◆ **RECORDED DATA**
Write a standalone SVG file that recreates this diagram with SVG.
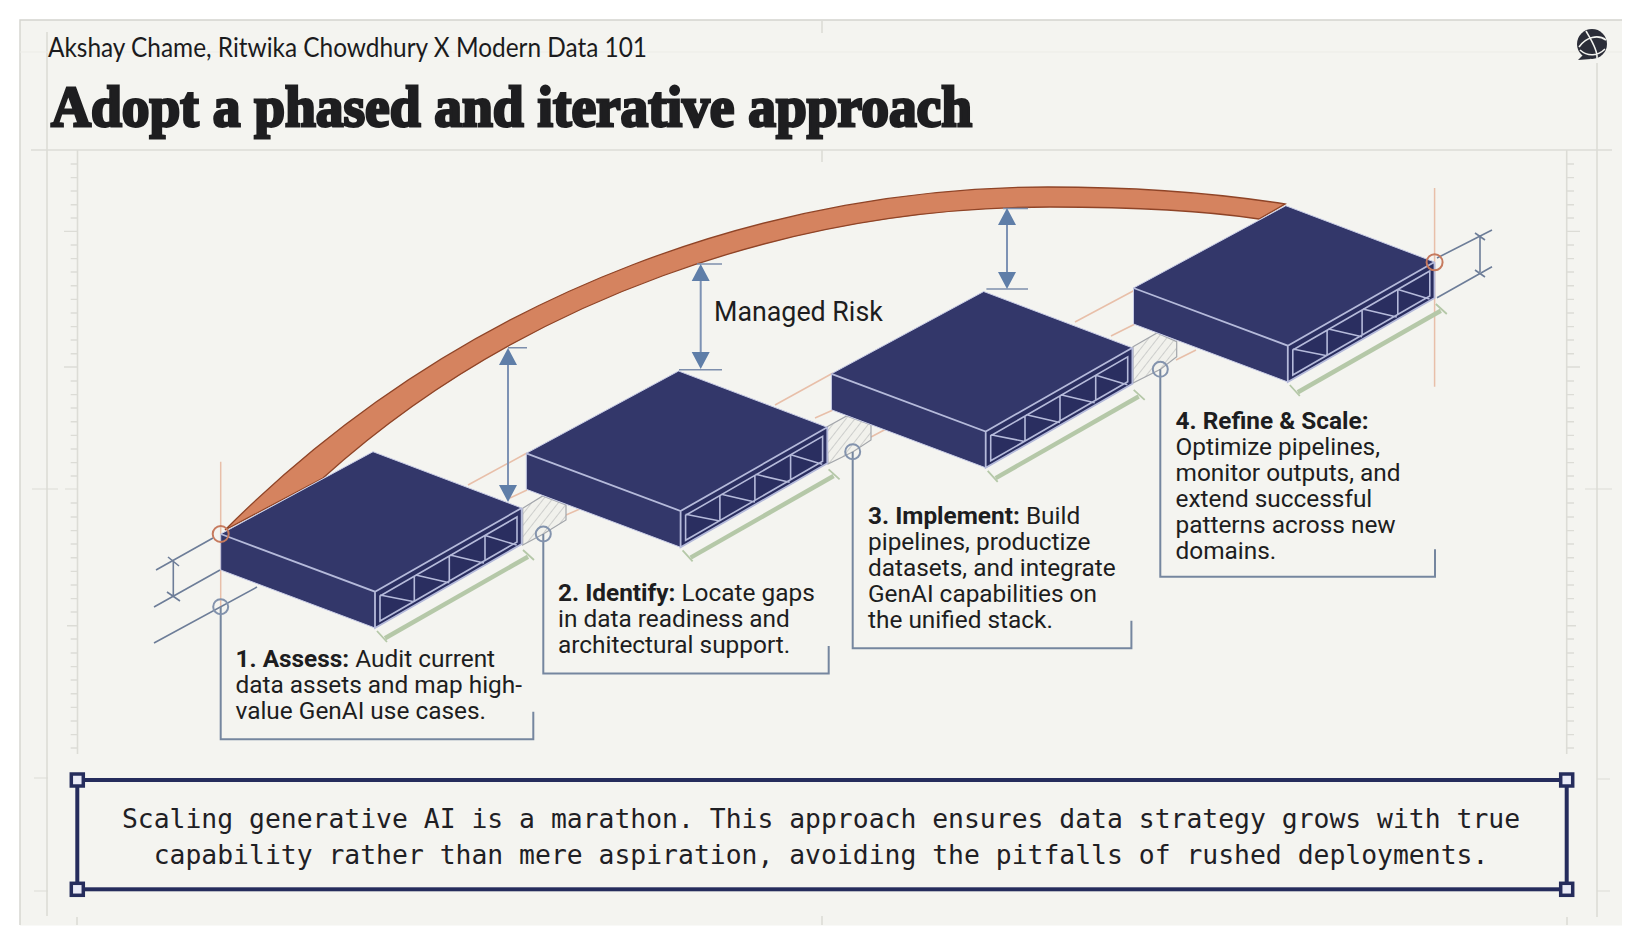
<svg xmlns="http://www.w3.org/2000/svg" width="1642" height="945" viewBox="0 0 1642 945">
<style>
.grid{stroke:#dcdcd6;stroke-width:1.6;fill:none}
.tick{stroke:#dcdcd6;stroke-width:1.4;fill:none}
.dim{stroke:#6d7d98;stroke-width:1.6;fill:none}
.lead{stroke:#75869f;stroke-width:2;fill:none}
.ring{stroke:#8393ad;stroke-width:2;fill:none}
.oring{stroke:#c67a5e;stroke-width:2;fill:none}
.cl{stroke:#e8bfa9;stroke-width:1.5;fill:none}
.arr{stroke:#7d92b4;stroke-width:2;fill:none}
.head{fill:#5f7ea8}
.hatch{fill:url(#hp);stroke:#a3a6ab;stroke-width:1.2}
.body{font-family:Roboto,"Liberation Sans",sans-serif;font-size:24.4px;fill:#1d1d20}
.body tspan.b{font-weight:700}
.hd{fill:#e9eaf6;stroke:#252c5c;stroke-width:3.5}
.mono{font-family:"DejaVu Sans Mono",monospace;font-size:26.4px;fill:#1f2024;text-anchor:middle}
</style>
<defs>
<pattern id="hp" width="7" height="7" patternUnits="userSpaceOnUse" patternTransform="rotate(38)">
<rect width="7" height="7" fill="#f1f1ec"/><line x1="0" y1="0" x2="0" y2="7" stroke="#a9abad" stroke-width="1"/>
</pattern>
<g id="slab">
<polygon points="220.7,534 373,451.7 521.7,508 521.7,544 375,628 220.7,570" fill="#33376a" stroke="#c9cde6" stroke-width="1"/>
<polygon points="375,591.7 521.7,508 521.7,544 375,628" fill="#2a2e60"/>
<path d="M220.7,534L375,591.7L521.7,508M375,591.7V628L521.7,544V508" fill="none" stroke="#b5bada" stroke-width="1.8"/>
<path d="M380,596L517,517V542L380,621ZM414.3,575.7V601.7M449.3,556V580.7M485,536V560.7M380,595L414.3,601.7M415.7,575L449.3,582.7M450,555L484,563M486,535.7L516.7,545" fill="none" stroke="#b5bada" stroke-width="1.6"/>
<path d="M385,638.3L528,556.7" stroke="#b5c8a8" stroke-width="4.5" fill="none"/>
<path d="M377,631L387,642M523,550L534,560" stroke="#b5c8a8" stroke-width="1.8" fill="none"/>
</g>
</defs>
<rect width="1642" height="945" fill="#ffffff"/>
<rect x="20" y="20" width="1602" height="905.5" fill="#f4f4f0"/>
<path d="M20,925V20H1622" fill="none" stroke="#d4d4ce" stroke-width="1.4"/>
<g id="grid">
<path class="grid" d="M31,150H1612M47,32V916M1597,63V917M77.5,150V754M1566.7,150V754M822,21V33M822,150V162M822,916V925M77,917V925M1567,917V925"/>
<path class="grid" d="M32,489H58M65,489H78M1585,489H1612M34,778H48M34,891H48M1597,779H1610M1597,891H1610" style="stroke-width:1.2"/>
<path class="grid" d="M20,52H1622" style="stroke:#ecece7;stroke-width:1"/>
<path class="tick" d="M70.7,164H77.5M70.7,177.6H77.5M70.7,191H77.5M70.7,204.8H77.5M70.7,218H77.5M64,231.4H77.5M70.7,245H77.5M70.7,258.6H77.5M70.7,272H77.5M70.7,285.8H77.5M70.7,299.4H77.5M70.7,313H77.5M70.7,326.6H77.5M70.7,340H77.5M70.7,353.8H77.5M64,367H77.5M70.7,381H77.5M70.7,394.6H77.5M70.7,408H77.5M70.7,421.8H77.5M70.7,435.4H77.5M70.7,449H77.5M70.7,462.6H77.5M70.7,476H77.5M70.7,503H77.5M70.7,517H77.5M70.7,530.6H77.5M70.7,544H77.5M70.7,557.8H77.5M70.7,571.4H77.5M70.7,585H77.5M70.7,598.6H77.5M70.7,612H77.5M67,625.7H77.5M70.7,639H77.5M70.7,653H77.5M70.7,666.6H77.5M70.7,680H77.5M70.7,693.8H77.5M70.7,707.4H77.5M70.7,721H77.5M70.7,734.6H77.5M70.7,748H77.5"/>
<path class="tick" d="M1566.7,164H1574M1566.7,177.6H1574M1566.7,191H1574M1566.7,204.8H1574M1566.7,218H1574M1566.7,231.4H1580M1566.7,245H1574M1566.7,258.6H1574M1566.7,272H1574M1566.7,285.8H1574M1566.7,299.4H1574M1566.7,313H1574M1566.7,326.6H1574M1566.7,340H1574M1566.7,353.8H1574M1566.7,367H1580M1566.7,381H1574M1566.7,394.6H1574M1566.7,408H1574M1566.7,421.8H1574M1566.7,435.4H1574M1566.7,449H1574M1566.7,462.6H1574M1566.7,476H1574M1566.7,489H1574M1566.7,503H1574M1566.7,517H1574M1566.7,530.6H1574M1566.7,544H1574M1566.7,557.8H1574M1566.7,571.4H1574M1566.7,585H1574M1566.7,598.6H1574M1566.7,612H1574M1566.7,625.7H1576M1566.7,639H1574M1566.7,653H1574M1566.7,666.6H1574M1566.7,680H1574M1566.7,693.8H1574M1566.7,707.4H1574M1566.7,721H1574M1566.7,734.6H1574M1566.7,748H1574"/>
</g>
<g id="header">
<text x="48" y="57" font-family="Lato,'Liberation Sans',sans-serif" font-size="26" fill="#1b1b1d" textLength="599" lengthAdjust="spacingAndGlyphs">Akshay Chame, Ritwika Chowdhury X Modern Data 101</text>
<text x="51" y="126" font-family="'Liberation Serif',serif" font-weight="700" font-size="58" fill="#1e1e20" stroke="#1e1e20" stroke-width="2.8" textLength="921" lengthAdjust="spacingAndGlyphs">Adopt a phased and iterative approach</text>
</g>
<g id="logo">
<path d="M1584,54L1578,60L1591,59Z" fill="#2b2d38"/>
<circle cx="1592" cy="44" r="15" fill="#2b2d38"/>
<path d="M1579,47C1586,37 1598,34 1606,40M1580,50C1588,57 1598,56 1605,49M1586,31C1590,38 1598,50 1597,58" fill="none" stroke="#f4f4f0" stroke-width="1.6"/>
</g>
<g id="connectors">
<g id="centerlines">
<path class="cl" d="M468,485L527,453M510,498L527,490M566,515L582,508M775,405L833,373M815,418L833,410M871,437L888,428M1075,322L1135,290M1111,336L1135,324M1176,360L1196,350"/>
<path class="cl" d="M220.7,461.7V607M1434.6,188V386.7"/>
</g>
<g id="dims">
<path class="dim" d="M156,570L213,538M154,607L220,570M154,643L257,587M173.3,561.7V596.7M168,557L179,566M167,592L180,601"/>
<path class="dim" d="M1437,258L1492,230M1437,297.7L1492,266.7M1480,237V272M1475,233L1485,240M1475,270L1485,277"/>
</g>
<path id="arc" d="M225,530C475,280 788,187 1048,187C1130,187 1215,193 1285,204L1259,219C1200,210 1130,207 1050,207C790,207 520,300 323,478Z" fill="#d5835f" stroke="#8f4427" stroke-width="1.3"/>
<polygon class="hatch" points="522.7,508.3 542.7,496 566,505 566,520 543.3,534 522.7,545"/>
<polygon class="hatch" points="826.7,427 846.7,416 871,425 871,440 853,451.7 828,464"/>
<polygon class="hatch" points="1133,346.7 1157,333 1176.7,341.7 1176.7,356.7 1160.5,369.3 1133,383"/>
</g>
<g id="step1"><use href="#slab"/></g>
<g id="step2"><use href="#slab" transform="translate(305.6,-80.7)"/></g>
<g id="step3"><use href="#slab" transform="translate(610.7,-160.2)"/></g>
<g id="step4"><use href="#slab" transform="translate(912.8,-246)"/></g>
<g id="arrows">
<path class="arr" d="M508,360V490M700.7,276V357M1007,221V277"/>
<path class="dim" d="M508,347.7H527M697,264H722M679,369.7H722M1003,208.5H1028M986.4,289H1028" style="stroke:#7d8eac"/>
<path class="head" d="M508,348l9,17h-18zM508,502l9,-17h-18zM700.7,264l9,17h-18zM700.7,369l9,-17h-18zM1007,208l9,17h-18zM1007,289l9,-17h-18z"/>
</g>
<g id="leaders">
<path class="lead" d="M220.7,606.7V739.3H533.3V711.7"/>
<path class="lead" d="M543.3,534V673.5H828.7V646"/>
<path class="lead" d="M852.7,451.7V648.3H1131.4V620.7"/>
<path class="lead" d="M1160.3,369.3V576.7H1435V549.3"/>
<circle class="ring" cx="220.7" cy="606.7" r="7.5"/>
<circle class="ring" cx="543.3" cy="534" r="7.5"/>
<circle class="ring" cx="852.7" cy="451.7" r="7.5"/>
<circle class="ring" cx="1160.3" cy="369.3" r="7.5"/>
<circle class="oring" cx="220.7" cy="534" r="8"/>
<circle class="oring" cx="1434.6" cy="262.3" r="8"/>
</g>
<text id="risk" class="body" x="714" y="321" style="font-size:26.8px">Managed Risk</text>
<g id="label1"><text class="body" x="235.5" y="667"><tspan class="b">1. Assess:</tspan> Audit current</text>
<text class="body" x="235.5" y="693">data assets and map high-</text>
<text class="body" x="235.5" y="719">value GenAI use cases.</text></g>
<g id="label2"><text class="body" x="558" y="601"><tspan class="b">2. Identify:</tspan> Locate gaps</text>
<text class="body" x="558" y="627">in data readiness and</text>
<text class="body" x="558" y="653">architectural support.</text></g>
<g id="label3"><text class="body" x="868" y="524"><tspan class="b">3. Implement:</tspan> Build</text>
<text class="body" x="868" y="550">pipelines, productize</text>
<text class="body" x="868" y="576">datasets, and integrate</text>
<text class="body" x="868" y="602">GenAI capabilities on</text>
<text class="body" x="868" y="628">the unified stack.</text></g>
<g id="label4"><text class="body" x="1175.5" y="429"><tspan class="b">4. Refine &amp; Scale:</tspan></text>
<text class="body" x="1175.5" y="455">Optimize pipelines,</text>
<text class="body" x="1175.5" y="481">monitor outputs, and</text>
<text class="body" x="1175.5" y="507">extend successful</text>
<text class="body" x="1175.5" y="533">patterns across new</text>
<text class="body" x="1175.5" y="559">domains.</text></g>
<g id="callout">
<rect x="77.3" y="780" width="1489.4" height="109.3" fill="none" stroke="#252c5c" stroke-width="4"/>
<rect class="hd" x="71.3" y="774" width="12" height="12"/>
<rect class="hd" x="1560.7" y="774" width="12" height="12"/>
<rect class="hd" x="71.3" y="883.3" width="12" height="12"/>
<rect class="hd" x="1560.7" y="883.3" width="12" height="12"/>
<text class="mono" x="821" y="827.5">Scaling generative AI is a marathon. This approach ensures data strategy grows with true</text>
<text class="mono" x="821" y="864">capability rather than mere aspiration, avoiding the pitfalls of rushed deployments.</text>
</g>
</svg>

◆ **WRITTEN EXERCISE**
Report only how many lines of the listing hold the word "with".

◆ **SOLVED EXERCISE**
2